Clinton enjoys a few key advantages, including strong backing from Jewish community leaders and Jewish Democrats, in the first contest where Jewish voters could determine an election. According to a recent study, 12 percent of Jewish Americans reside in Florida.

In 2008, Clinton won Florida’s Jewish voters 2-to-1 over [President] Barack Obama.

In the last few weeks, and over the weekend, Clinton’s Jewish outreach team has organized phone banks, house parties, canvasses and voter registration drives, according to a person with knowledge of the campaign’s activities.

On Sunday, Congressman Steve Israel joined a conversation with FAU Jewish Student Union and Hillel members at Florida Atlantic University in Boca Raton to shore up support for the former Secretary of State. Senator Barbara Boxer (D-CA) participated in a conference call with Jewish Women for Hillary, and Congressman Ted Deutch (D-FL) held a conference call with hundreds of rabbis and Jewish community leaders on Monday.

“My expectation is that Hillary will win by a very large margin,” Congresswoman Lois Frankel (D-FL22), who was campaigning for Hillary over the past few weeks, told Jewish Insider in a phone interview on Sunday. “She’s very well known here in Florida.
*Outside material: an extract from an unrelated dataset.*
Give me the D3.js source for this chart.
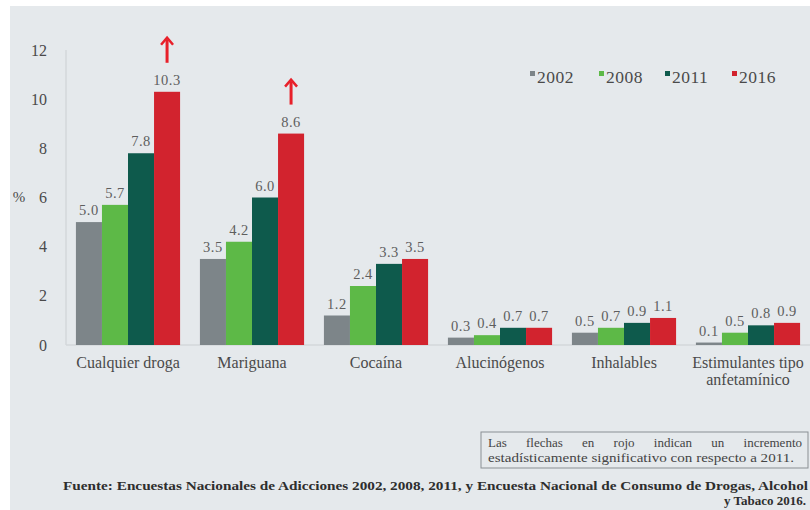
<!DOCTYPE html>
<html>
<head>
<meta charset="utf-8">
<script src="https://cdn.jsdelivr.net/npm/d3@7"></script>
<style>
  body { margin: 0; background: #ffffff; }
  svg { display: block; }
</style>
</head>
<body>
<svg id="chart" width="810" height="510" font-family="'Liberation Serif', 'DejaVu Serif', serif"></svg>
<script>
const categories = ["Cualquier droga", "Mariguana", "Cocaína", "Alucinógenos", "Inhalables", "Estimulantes tipo|anfetamínico"];
const years = ["2002", "2008", "2011", "2016"];
const v2002 = [5.0, 3.5, 1.2, 0.3, 0.5, 0.1];
const v2008 = [5.7, 4.2, 2.4, 0.4, 0.7, 0.5];
const v2011 = [7.8, 6.0, 3.3, 0.7, 0.9, 0.8];
const v2016 = [10.3, 8.6, 3.5, 0.7, 1.1, 0.9];
const yTicks = [0, 2, 4, 6, 8, 10, 12];
// categories with a significant increase vs 2011 (red arrow on 2016 bar)
const arrowCats = ["Cualquier droga", "Mariguana"];
const noteLines = ["Las flechas en rojo indican un incremento", "estadísticamente significativo con respecto a 2011."];
const sourceLines = ["Fuente: Encuestas Nacionales de Adicciones 2002, 2008, 2011, y Encuesta Nacional de Consumo de Drogas, Alcohol", "y Tabaco 2016."];

const colors = ["#7d8589", "#5db947", "#0e5a4c", "#d2232e"];
const series = [v2002, v2008, v2011, v2016];
const serif = "'Liberation Serif', 'DejaVu Serif', serif";

const svg = d3.select("#chart");

// background panel
svg.append("rect")
  .attr("x", 10).attr("y", 6)
  .attr("width", 800).attr("height", 504)
  .attr("fill", "#e5e9ec");

const x0 = d3.scaleBand().domain(categories).range([66, 810]).paddingInner(0.16).paddingOuter(0.08);
const x1 = d3.scaleBand().domain(years).range([0, x0.bandwidth()]);
const y = d3.scaleLinear().domain([0, 12]).range([345, 50]);

// axis lines
svg.append("line")
  .attr("x1", 66).attr("x2", 66)
  .attr("y1", y(12)).attr("y2", y(0))
  .attr("stroke", "#d3d7db").attr("stroke-width", 1.5);
svg.append("line")
  .attr("x1", 66).attr("x2", 810)
  .attr("y1", y(0)).attr("y2", y(0))
  .attr("stroke", "#d3d7db").attr("stroke-width", 1.5);

// y tick labels
const yAxis = d3.axisLeft(y).tickValues(yTicks).tickSize(0).tickPadding(0);
const yg = svg.append("g").attr("transform", "translate(47,0)").call(yAxis);
yg.attr("font-family", serif);
yg.select(".domain").remove();
yg.selectAll("text")
  .style("font-family", serif)
  .style("font-size", "16px")
  .attr("fill", "#4a4a4a");

svg.append("text")
  .attr("x", 19).attr("y", 202)
  .attr("text-anchor", "middle")
  .style("font-family", serif)
  .style("font-size", "15px")
  .attr("fill", "#4a4a4a")
  .text("%");

// bars
const groups = svg.append("g").selectAll("g")
  .data(categories)
  .join("g")
  .attr("transform", d => "translate(" + x0(d) + ",0)");

groups.selectAll("rect")
  .data((d, i) => years.map((yr, j) => ({ yr: yr, v: series[j][i], cat: d })))
  .join("rect")
  .attr("x", d => x1(d.yr))
  .attr("y", d => y(d.v))
  .attr("width", x1.bandwidth())
  .attr("height", d => y(0) - y(d.v))
  .attr("fill", (d, j) => colors[j]);

groups.selectAll("text.val")
  .data((d, i) => years.map((yr, j) => ({ yr: yr, v: series[j][i], cat: d })))
  .join("text")
  .attr("class", "val")
  .attr("x", d => x1(d.yr) + x1.bandwidth() / 2)
  .attr("y", d => y(d.v) - 7)
  .attr("text-anchor", "middle")
  .style("font-family", serif)
  .style("font-size", "14.5px")
  .style("letter-spacing", "0.5px")
  .attr("fill", "#5e5e5e")
  .text(d => d3.format(".1f")(d.v));

// red arrows
arrowCats.forEach(cat => {
  const i = categories.indexOf(cat);
  const cx = x0(cat) + x1("2016") + x1.bandwidth() / 2;
  const bottom = y(v2016[i]) - 29;
  const top = bottom - 25;
  svg.append("line")
    .attr("x1", cx).attr("x2", cx)
    .attr("y1", bottom).attr("y2", top + 2)
    .attr("stroke", "#e8202a").attr("stroke-width", 3);
  svg.append("path")
    .attr("d", "M" + (cx - 6) + "," + (top + 7) + " L" + cx + "," + top + " L" + (cx + 6) + "," + (top + 7))
    .attr("fill", "none")
    .attr("stroke", "#e8202a").attr("stroke-width", 2.5);
});

// category labels
const xl = svg.append("g");
categories.forEach(cat => {
  const t = xl.append("text")
    .attr("x", x0(cat) + x0.bandwidth() / 2)
    .attr("y", 368)
    .attr("text-anchor", "middle")
    .style("font-family", serif)
    .style("font-size", "16px")
    .attr("fill", "#4a4a4a");
  cat.split("|").forEach((part, k) => {
    t.append("tspan")
      .attr("x", x0(cat) + x0.bandwidth() / 2)
      .attr("dy", k === 0 ? 0 : 17)
      .text(part);
  });
});

// legend
const legendX = [530, 599, 665, 732];
const legend = svg.append("g");
years.forEach((yr, j) => {
  legend.append("rect")
    .attr("x", legendX[j]).attr("y", 71)
    .attr("width", 5).attr("height", 5)
    .attr("fill", colors[j]);
  legend.append("text")
    .attr("x", legendX[j] + 7).attr("y", 83)
    .style("font-family", serif)
    .style("font-size", "17.5px")
    .style("letter-spacing", "0.5px")
    .attr("fill", "#4a4a4a")
    .text(yr);
});

// note box
svg.append("rect")
  .attr("x", 481).attr("y", 432)
  .attr("width", 327).attr("height", 36)
  .attr("fill", "none")
  .attr("stroke", "#8a8f93").attr("stroke-width", 1);
// first line justified: measure words, then share the spare room between the gaps
const noteLeft = 488, noteRight = 802;
const words = noteLines[0].split(" ");
const wordNodes = words.map(w => svg.append("text")
  .attr("y", 447)
  .style("font-family", serif)
  .style("font-size", "13px")
  .attr("fill", "#444")
  .text(w));
const widths = wordNodes.map(n => n.node().getComputedTextLength());
const gap = (noteRight - noteLeft - d3.sum(widths)) / (words.length - 1);
let cursor = noteLeft;
wordNodes.forEach((n, k) => {
  n.attr("x", cursor);
  cursor += widths[k] + gap;
});
svg.append("text")
  .attr("x", noteLeft).attr("y", 462)
  .attr("textLength", 306).attr("lengthAdjust", "spacingAndGlyphs")
  .style("font-family", serif)
  .style("font-size", "13px")
  .attr("fill", "#444")
  .text(noteLines[1]);

// source
svg.append("text")
  .attr("x", 63).attr("y", 490)
  .attr("textLength", 745).attr("lengthAdjust", "spacingAndGlyphs")
  .style("font-family", serif)
  .style("font-size", "12.5px")
  .style("font-weight", "bold")
  .attr("fill", "#2e2e2e")
  .text(sourceLines[0]);
svg.append("text")
  .attr("x", 806).attr("y", 505)
  .attr("text-anchor", "end")
  .style("font-family", serif)
  .style("font-size", "13px")
  .style("font-weight", "bold")
  .attr("fill", "#2e2e2e")
  .text(sourceLines[1]);
</script>
</body>
</html>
We have many New Yorkers that know her, who are here either in the winter or they’ve moved here and knew her as senator. She’s very admired.”

A Quinnipiac poll released on Monday showed Hillary with a 60–34 percentage point lead over Sanders.

According to Rep. Deutch, Clinton’s decades-long record on Israel and relationship with the Jewish community going back to the time she served as First Lady in the state of Arkansas, is what gives her the upper hand over her rival Bernie Sanders, who’s Jewish, among Jewish voters in Florida. “This is a long relationship that the community has had to know Secretary Clinton,” Deutch told Jewish Insider. “They know where she stands on these issues, and that’s why I’m confident she is going to do so well in the Jewish community.”

Frankel echoed this sentiment. “For people who are concerned about foreign affairs, there’s no question that Hillary comes with the experience that surpasses anybody – Democrat or Republican – running,” she told Jewish Insider. “But even on domestic issues, I don’t think people here really know Bernie Sanders that well.”

Sanders, who made history in New Hampshire by being the first Jewish candidate in American history to win a presidential primary, has been largely absent in southern Florida’s Miami, Palm Beach and Boca Raton counties – areas with high Jewish residential density.

Last month, former President Bill Clinton met with over hundred Jewish community leaders, rabbis, elected officials, and supporters in Palm Beach. “President Clinton and Hillary Clinton have always had a deep connection to the Jewish community – and Hillary Clinton has made clear that continuing to strengthen this partnership will be a top priority of her presidency,” the Hillary for America campaign said in a readout of the closed-press event.